Government to pay former private sugar cane farmers

Attorney Gerald Ramdeen -
Attorney Gerald Ramdeen -

THE government has agreed to pay long-promised compensation to former private sugar cane farmers, ending a decade-long dispute over payments after the shutdown of Caroni (1975) Ltd under the Manning administration.

The settlement follows a High Court hearing in which the Office of the Attorney General consented to an order resolving 256 claims brought by former farmers seeking enforcement of a compensation package approved by Cabinet in December 2014.

The original Cabinet decision authorised a $130 million compensation package as a final settlement arising from the 2007 transition out of the sugar industry. The payments were structured in three tranches: an initial $27 million from the European Union under the Accompanying Measures of the Sugar Protocol Programme under the Multi-Annual Indicative Programme 2011-2013; a second tranche of $75 million upon receipt of 8 million euros from the European Union in 2015; and a final tranche of $28 million in 2016.

Although the 8 million euros were received by the government in 2015, payments to former private sugar cane farmers were not made. The funds were instead transferred into the Consolidated Fund and used to offset general government expenditure, the sugar cane farmers’ contended in their lawsuit.

The farmers had filed claims against the state to enforce the Cabinet-approved arrangement.
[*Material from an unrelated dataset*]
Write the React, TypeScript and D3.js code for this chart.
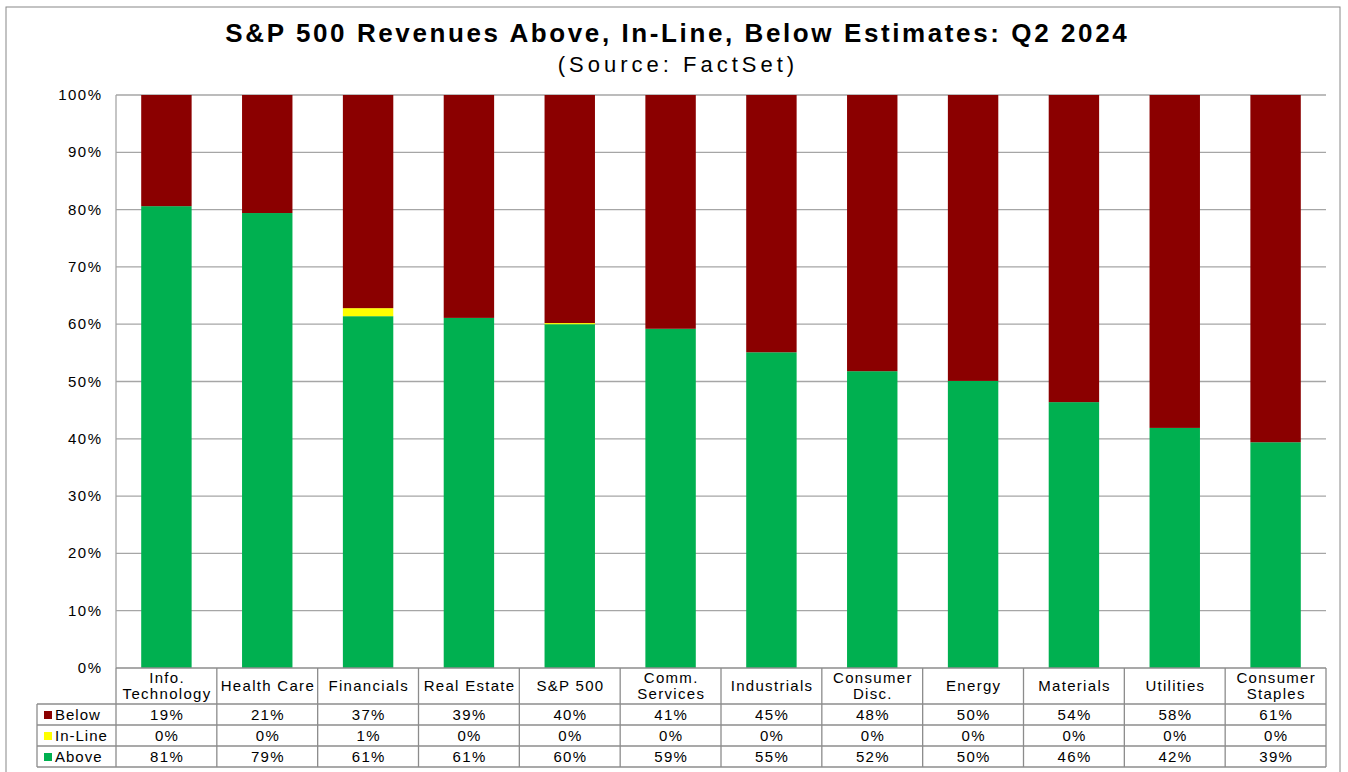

Over the past eight years, the state unsuccessfully challenged those claims through multiple court applications.

Prime Minister Kamla Persad-Bissessar, who led the administration that approved the compensation package in 2014, pledged during the most recent general election campaign that a UNC government would honour the commitment.

When the matters came before Justice Gobin on January 16, the state agreed to an order giving effect to the outstanding payments.
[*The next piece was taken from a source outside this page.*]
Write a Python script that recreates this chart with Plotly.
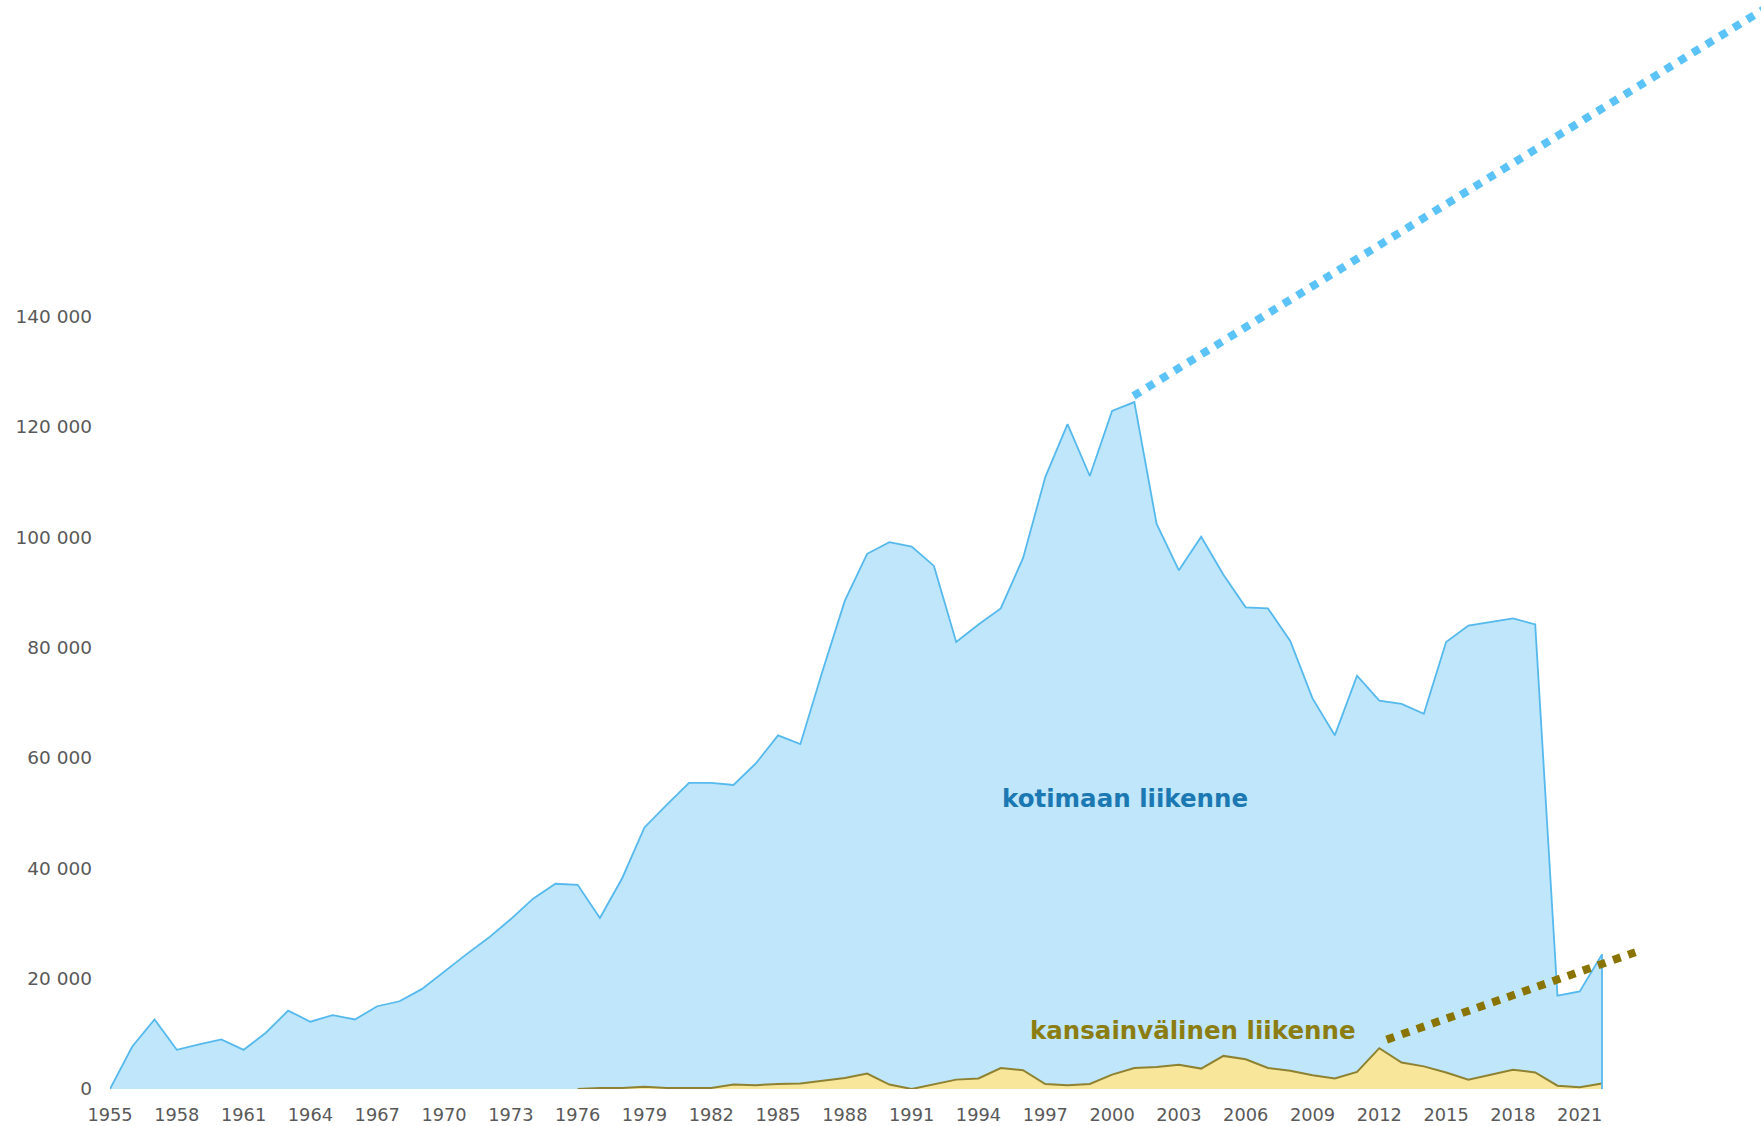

Gerald Ramdeen, attorney for the former private sugar cane farmers, welcomed the resolution.

“I wish to thank the honorable prime minister and the attorney general for doing what should have been done ten years ago,” Ramdeen said. “The actions of the present attorney general have brought ten years of discrimination to an end.
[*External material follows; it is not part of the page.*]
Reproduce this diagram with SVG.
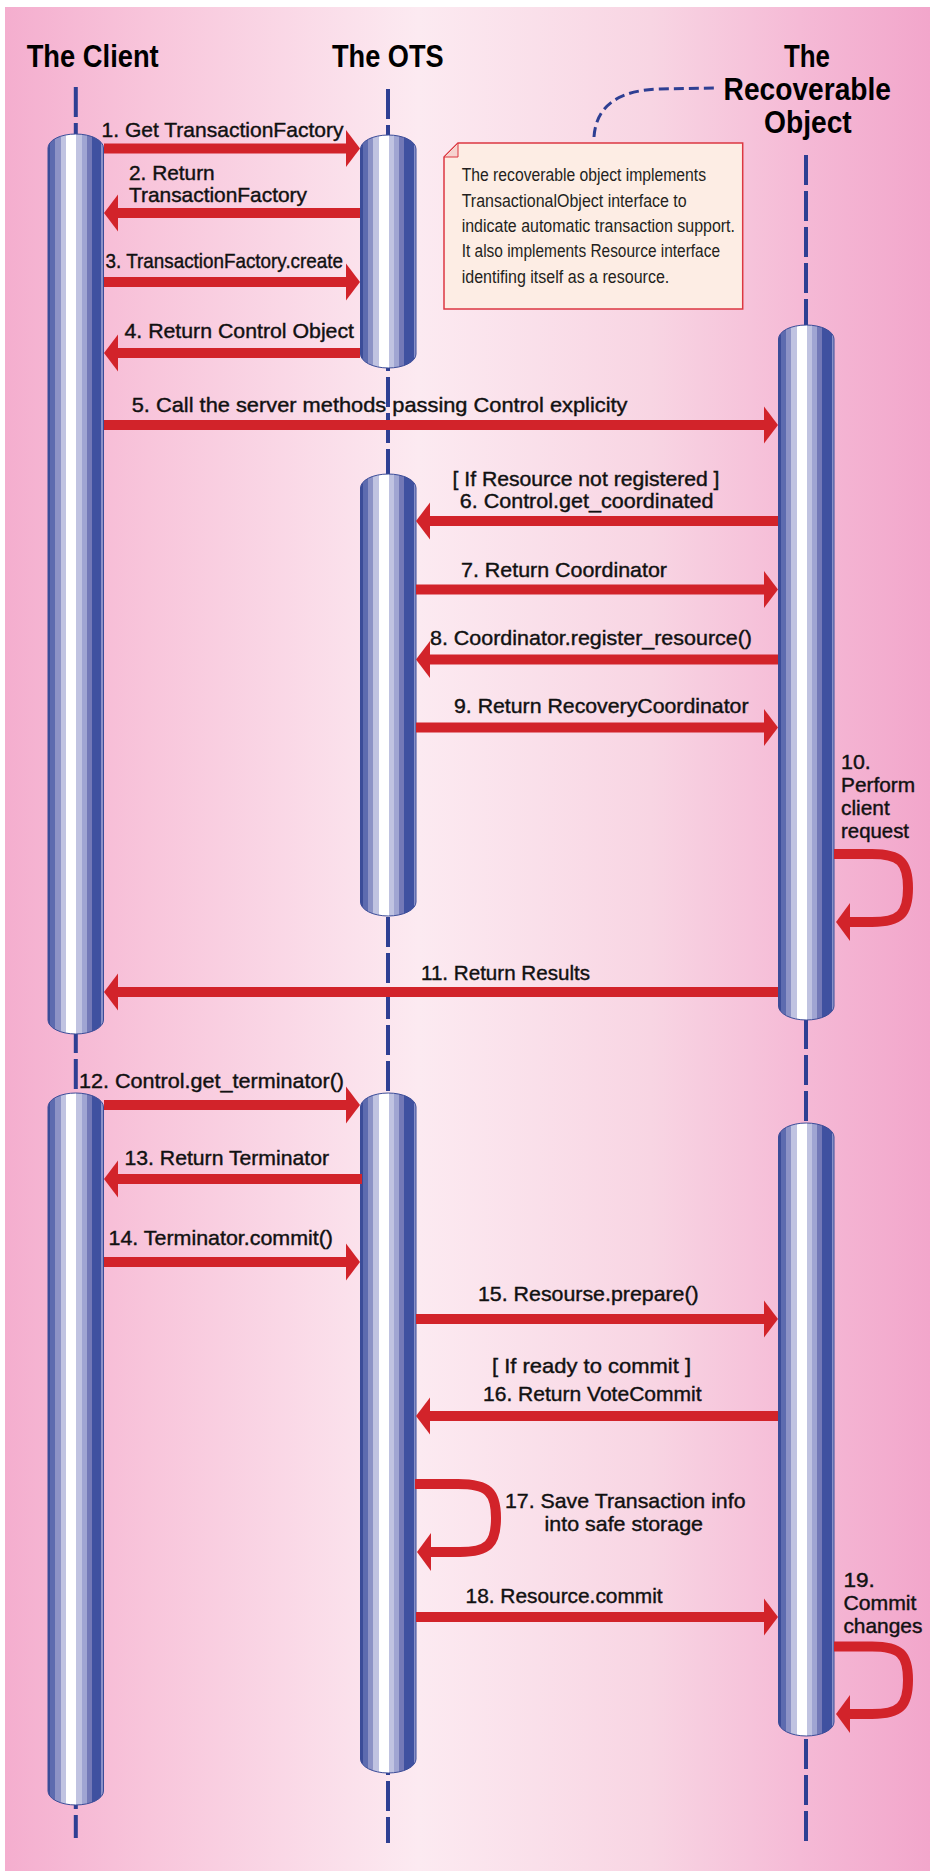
<svg xmlns="http://www.w3.org/2000/svg" width="930" height="1871" viewBox="0 0 930 1871">
<defs>
<linearGradient id="bg" x1="0" y1="0" x2="930" y2="0" gradientUnits="userSpaceOnUse">
<stop offset="0" stop-color="#F4ADCE"/>
<stop offset="0.16" stop-color="#F8C5DB"/>
<stop offset="0.45" stop-color="#FCEAF1"/>
<stop offset="0.70" stop-color="#F8D5E3"/>
<stop offset="0.86" stop-color="#F5BAD6"/>
<stop offset="1" stop-color="#F2A6CB"/>
</linearGradient>
<linearGradient id="cyl" x1="0" y1="0" x2="1" y2="0">
<stop offset="0" stop-color="#3B4C98"/>
<stop offset="0.04" stop-color="#3B4C98"/>
<stop offset="0.04" stop-color="#5D6BAF"/>
<stop offset="0.13" stop-color="#5D6BAF"/>
<stop offset="0.13" stop-color="#8D93C6"/>
<stop offset="0.23" stop-color="#8D93C6"/>
<stop offset="0.23" stop-color="#C0C3E1"/>
<stop offset="0.33" stop-color="#C0C3E1"/>
<stop offset="0.33" stop-color="#FFFFFF"/>
<stop offset="0.51" stop-color="#FFFFFF"/>
<stop offset="0.51" stop-color="#C0C3E1"/>
<stop offset="0.61" stop-color="#C0C3E1"/>
<stop offset="0.61" stop-color="#A0A5D2"/>
<stop offset="0.70" stop-color="#A0A5D2"/>
<stop offset="0.70" stop-color="#7379B7"/>
<stop offset="0.79" stop-color="#7379B7"/>
<stop offset="0.79" stop-color="#3F51A0"/>
<stop offset="0.96" stop-color="#3F51A0"/>
<stop offset="0.96" stop-color="#8A91C8"/>
<stop offset="1" stop-color="#8A91C8"/>
</linearGradient>
</defs>
<style>
.life{stroke:#2E3F93;stroke-width:4;stroke-dasharray:30 6;fill:none}
.bar{fill:url(#cyl);stroke:#3B4C98;stroke-width:1}
.title{font-family:"Liberation Sans",Arial,sans-serif;font-weight:bold;font-size:32px;fill:#000}
.lbl{font-family:"Liberation Sans",Arial,sans-serif;font-size:21px;fill:#111;stroke:#111;stroke-width:0.4}
.note{font-family:"Liberation Sans",Arial,sans-serif;font-size:17.5px;fill:#231F20}
.shaft{fill:#D2232A}
.head{fill:#D2232A}
.loop{fill:none;stroke:#D2232A;stroke-width:10}
</style>
<rect x="0" y="0" width="930" height="1871" fill="#FFFFFF"/>
<rect x="5" y="7" width="925" height="1864" fill="url(#bg)"/>

<g id="client">
<text class="title" x="26.7" y="66.7" textLength="132" lengthAdjust="spacingAndGlyphs">The Client</text>
<line class="life" x1="75.8" y1="87" x2="75.8" y2="1838"/>
<rect class="bar" x="48" y="134" width="55.5" height="900" rx="27.75" ry="14"/>
<rect class="bar" x="48" y="1093" width="55.5" height="712" rx="27.75" ry="14"/>
</g>

<g id="ots">
<text class="title" x="332" y="66.7" textLength="111.6" lengthAdjust="spacingAndGlyphs">The OTS</text>
<line class="life" x1="388" y1="89" x2="388" y2="1843"/>
<rect class="bar" x="360.5" y="135" width="55.5" height="233" rx="27.75" ry="14"/>
<rect class="bar" x="360.5" y="474" width="55.5" height="442" rx="27.75" ry="14"/>
<rect class="bar" x="360.5" y="1093" width="55.5" height="680" rx="27.75" ry="14"/>
</g>

<g id="recoverable">
<text class="title" x="784" y="66.7" textLength="46" lengthAdjust="spacingAndGlyphs">The</text>
<text class="title" x="723.6" y="99.5" textLength="167.4" lengthAdjust="spacingAndGlyphs">Recoverable</text>
<text class="title" x="764" y="132.5" textLength="87.7" lengthAdjust="spacingAndGlyphs">Object</text>
<line class="life" x1="806" y1="155" x2="806" y2="1843"/>
<rect class="bar" x="778.5" y="325" width="55.5" height="695" rx="27.75" ry="14"/>
<rect class="bar" x="778.5" y="1123" width="55.5" height="613" rx="27.75" ry="14"/>
</g>

<g id="note">
<path d="M594 137 C596 105 620 90 660 89 L718 88" fill="none" stroke="#2E3F93" stroke-width="3" stroke-dasharray="10 5"/>
<polygon points="458,143 742.7,143 742.7,309 444,309 444,157" fill="#FDEDE4" stroke="#DC3741" stroke-width="1.5"/>
<polygon points="444,157 458,143 458,157" fill="#F6D3CF" stroke="#DC3741" stroke-width="1"/>
<text class="note" x="461.7" y="181" textLength="244.3" lengthAdjust="spacingAndGlyphs">The recoverable object implements</text>
<text class="note" x="461.7" y="206.7" textLength="225" lengthAdjust="spacingAndGlyphs">TransactionalObject interface to</text>
<text class="note" x="461.7" y="231.7" textLength="273.3" lengthAdjust="spacingAndGlyphs">indicate automatic transaction support.</text>
<text class="note" x="461.7" y="257.3" textLength="258.3" lengthAdjust="spacingAndGlyphs">It also implements Resource interface</text>
<text class="note" x="461.7" y="282.7" textLength="207.6" lengthAdjust="spacingAndGlyphs">identifing itself as a resource.</text>
</g>

<g id="connectors">
<rect class="shaft" x="104" y="143.5" width="242" height="10"/><polygon class="head" points="346,130 360,148.5 346,167"/>
<rect class="shaft" x="118" y="208" width="242" height="10"/><polygon class="head" points="118,194.5 104,213 118,231.5"/>
<rect class="shaft" x="104" y="277" width="242" height="10"/><polygon class="head" points="346,263.5 360,282 346,300.5"/>
<rect class="shaft" x="118" y="348" width="242" height="10"/><polygon class="head" points="118,334.5 104,353 118,371.5"/>
<rect class="shaft" x="104" y="420" width="660" height="10"/><polygon class="head" points="764,406.5 778,425 764,443.5"/>
<rect class="shaft" x="430" y="516" width="348" height="10"/><polygon class="head" points="430,502.5 416,521 430,539.5"/>
<rect class="shaft" x="416" y="584.5" width="348" height="10"/><polygon class="head" points="764,571 778,589.5 764,608"/>
<rect class="shaft" x="430" y="654.5" width="348" height="10"/><polygon class="head" points="430,641 416,659.5 430,678"/>
<rect class="shaft" x="416" y="722.5" width="348" height="10"/><polygon class="head" points="764,709 778,727.5 764,746"/>
<path class="loop" d="M834 854 H872 C900 854 908 862 908 888 C908 914 900 922 872 922 H848"/><polygon class="head" points="850,903 836,922 850,941"/>
<rect class="shaft" x="118" y="987" width="660" height="10"/><polygon class="head" points="118,973.5 104,992 118,1010.5"/>
<rect class="shaft" x="104" y="1100" width="242" height="10"/><polygon class="head" points="346,1086.5 360,1105 346,1123.5"/>
<rect class="shaft" x="118" y="1174" width="244" height="10"/><polygon class="head" points="118,1160.5 104,1179 118,1197.5"/>
<rect class="shaft" x="104" y="1257" width="242" height="10"/><polygon class="head" points="346,1243.5 360,1262 346,1280.5"/>
<rect class="shaft" x="416" y="1314" width="348" height="10"/><polygon class="head" points="764,1300.5 778,1319 764,1337.5"/>
<rect class="shaft" x="430" y="1411" width="348" height="10"/><polygon class="head" points="430,1397.5 416,1416 430,1434.5"/>
<path class="loop" d="M415 1484 H458 C488 1484 496 1492 496 1518 C496 1544 488 1552 460 1552 H429"/><polygon class="head" points="431,1533 417,1552 431,1571"/>
<rect class="shaft" x="416" y="1612" width="348" height="10"/><polygon class="head" points="764,1598.5 778,1617 764,1635.5"/>
<path class="loop" d="M834 1646.5 H872 C900 1646.5 908 1654 908 1680 C908 1706 900 1714 872 1714 H848"/><polygon class="head" points="850,1695 836,1714 850,1733"/>

<text class="lbl" x="101.5" y="136.7" textLength="242" lengthAdjust="spacingAndGlyphs">1. Get TransactionFactory</text>
<text class="lbl" x="129" y="180" textLength="85.7" lengthAdjust="spacingAndGlyphs">2. Return</text>
<text class="lbl" x="129" y="202" textLength="178" lengthAdjust="spacingAndGlyphs">TransactionFactory</text>
<text class="lbl" x="105.6" y="268" textLength="237.4" lengthAdjust="spacingAndGlyphs">3. TransactionFactory.create</text>
<text class="lbl" x="124.5" y="338" textLength="229.5" lengthAdjust="spacingAndGlyphs">4. Return Control Object</text>
<text class="lbl" x="131.7" y="411.7" textLength="495.8" lengthAdjust="spacingAndGlyphs">5. Call the server methods passing Control explicity</text>
<text class="lbl" x="452.5" y="486" textLength="267" lengthAdjust="spacingAndGlyphs">[ If Resource not registered ]</text>
<text class="lbl" x="459.7" y="507.7" textLength="253.8" lengthAdjust="spacingAndGlyphs">6. Control.get_coordinated</text>
<text class="lbl" x="461" y="576.7" textLength="206" lengthAdjust="spacingAndGlyphs">7. Return Coordinator</text>
<text class="lbl" x="430" y="645" textLength="322" lengthAdjust="spacingAndGlyphs">8. Coordinator.register_resource()</text>
<text class="lbl" x="454" y="713.3" textLength="294.5" lengthAdjust="spacingAndGlyphs">9. Return RecoveryCoordinator</text>
<text class="lbl" x="841" y="769.3" textLength="29.7" lengthAdjust="spacingAndGlyphs">10.</text>
<text class="lbl" x="841" y="792.3" textLength="74" lengthAdjust="spacingAndGlyphs">Perform</text>
<text class="lbl" x="841" y="815.3" textLength="48.7" lengthAdjust="spacingAndGlyphs">client</text>
<text class="lbl" x="841" y="838.3" textLength="68" lengthAdjust="spacingAndGlyphs">request</text>
<text class="lbl" x="421" y="980" textLength="169" lengthAdjust="spacingAndGlyphs">11. Return Results</text>
<text class="lbl" x="79" y="1088" textLength="265" lengthAdjust="spacingAndGlyphs">12. Control.get_terminator()</text>
<text class="lbl" x="124.5" y="1165" textLength="204.5" lengthAdjust="spacingAndGlyphs">13. Return Terminator</text>
<text class="lbl" x="108.5" y="1245" textLength="224.5" lengthAdjust="spacingAndGlyphs">14. Terminator.commit()</text>
<text class="lbl" x="478" y="1300.7" textLength="220.7" lengthAdjust="spacingAndGlyphs">15. Resourse.prepare()</text>
<text class="lbl" x="492" y="1373" textLength="199" lengthAdjust="spacingAndGlyphs">[ If ready to commit ]</text>
<text class="lbl" x="483" y="1401" textLength="218.6" lengthAdjust="spacingAndGlyphs">16. Return VoteCommit</text>
<text class="lbl" x="505" y="1508" textLength="240.5" lengthAdjust="spacingAndGlyphs">17. Save Transaction info</text>
<text class="lbl" x="544.5" y="1530.7" textLength="158.5" lengthAdjust="spacingAndGlyphs">into safe storage</text>
<text class="lbl" x="465.6" y="1603" textLength="197" lengthAdjust="spacingAndGlyphs">18. Resource.commit</text>
<text class="lbl" x="843.4" y="1586.7" textLength="31.4" lengthAdjust="spacingAndGlyphs">19.</text>
<text class="lbl" x="843.4" y="1610" textLength="73" lengthAdjust="spacingAndGlyphs">Commit</text>
<text class="lbl" x="843.4" y="1632.7" textLength="79" lengthAdjust="spacingAndGlyphs">changes</text>
</g>
</svg>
“The actions of the present Attorney General have brought ten years of discrimination by the PNM to an end. The government has ensured that the promise made ten years ago by the honourable Prime Minister has been kept.

“The State was prepared to spend millions to fund lawyers to defend these claims instead of paying what was promised to these persons. Justice has finally been done.”

The claimants were represented by Ramdeen and Dayadai Harripaul. The State was represented by Fyard Hosein, SC and Vanessa Gopaul, instructed by Savi Ramhit and Vincent Jardine.

In 2016, then-Planning and Development minister Camille Robinson-Regis told journalists while the sugar workers were free to make use of the courts if they wished, the government could only pay former cane farmers $84 million of the $130 million promised to them.

At the time, Robinson-Regis said the former cane farmers had already received $24 million, “and we will pay an additional $57 million, so in all they will get $84 million (sic), as opposed to $130 million. The $130 million figure came out of a Cabinet decision on January 8, 2015 to pay $130 million as a final settlement to the 2007 transition payment out of the sugar industry, and the money was to be distributed to the cane farming associations, with the first tranche to be based on TT$27 million which had already been paid to the Trinidad and Tobago government. It was agreed that when the government received the final payment of eight million Euros from the EU, which was due in 2015, a second tranche of $75 million and a third tranche of $28 million would be paid in 2016.”

On April 23, 2015 Cabinet agreed that the Ministry of Planning and Sustainable Development in and the Ministry of Agriculture, Land and Marine Affairs, would be responsible for handling the distribution of the final compensation to the eligible cane farmers.

In 2019, the Court of Appeal dismissed three appeals of the state in favour of six former sugar cane farmers.

The six belonged to a group of 2,323 private cane farmers who were promised payment of $130 million by the former People’s Partnership administration in three tranches which were to be the last transitional payments to them from the closure of Caroni (1975) Ltd.

The farmers, in 2015, received a first payment of $27 million. The farmers claimed when the PNM administration entered office, they were offered only $57.9 million as full and final settlement instead of the $103 million they said was owed to them in two tranches.

They rejected the government’s offer and instead sued the State for the entire sum they said was owed to them.